|Location(s):||BARNWELL, South Carolina|
|Tag(s):||African-Americans, Agriculture, Crime/Violence, Health/Death, Economy, Race-Relations, Women|
|Course:||“Rise And Fall of the Slave South,” University of Virginia|
In the winter and spring of 1865, Union forces smashed through South Carolina. The exploits of these Northern armies quickly became propaganda for Southern newspapers. The Milledgeville, Georgia Southern Recorder, hearing of the Union capture of Barnwell, South Carolina, reprinted a sensational letter from its correspondent, The Constitutionalist. The article, full of rhetoric and exaggeration, recounts Union troops bursting into homes, where the privacy of ladies apartments...was not respected while searching for gold and valuables. After stealing everything worth taking, the troops spoiled the remaining food, assisted throughout by the faithlessness of negroes. The Recorder quotes the men as saying, We cannot whip your men and are determined to make the women and children suffer. After burning much of the town to the ground, General Kilpatrick arrived and put a stop to the attack, though the Recorder's letter insists that he gave secret orders to burn the town after dark.

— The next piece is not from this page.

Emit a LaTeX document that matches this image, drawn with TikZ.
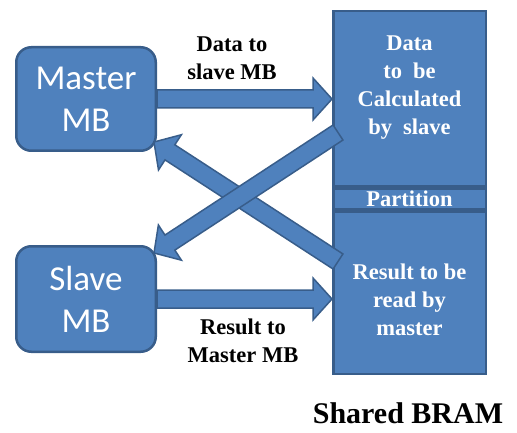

Sherman's march through Georgia and the Carolinas focused on destroying infrastructure and demoralizing Confederate troops. With most of the Southern armies in Tennessee and Virginia, Sherman faced few troops until near the end of the march. In the meantime, he burned and pillaged his way through the heart of the South, focusing special attention on South Carolina, first to secede and thus a potent symbol. Before General Sherman began his march through South Carolina, he received a telegram from Chief of Staff Halleck noting that he hoped that upon Charleston, South Carolina's fall, by some accident the place may be destroyed, and if a little salt should be sown upon its site it may prevent the growth of future crops of nullification and secession. Barnwell was not a particularly important county for the war effort, lacking major cities, fantastic wealth or even a particularly large population. It, like much of South Carolina, was burned as an example to the South as a whole.
Historians have long debated the role that public morale played in the conclusion of the Civil War. Through articles such as the Constitutionalist's, the Confederate press attempted to turn Sherman's efforts at demoralization into public resolve to continue fighting. The Confederate government, through limited censorship and influence, used the press throughout the war as a tool for propping up continually-declining public morale. The letter reprinted in the Southern Recorder has the subtlety of a lead brick. Perhaps unsurprisingly, most of the Confederate press' efforts at morale-building were ultimately unsuccessful. While the importance of public morale in ending the war remains open for debate, this loss of popular confidence was certainly a serious problem for the South by 1865.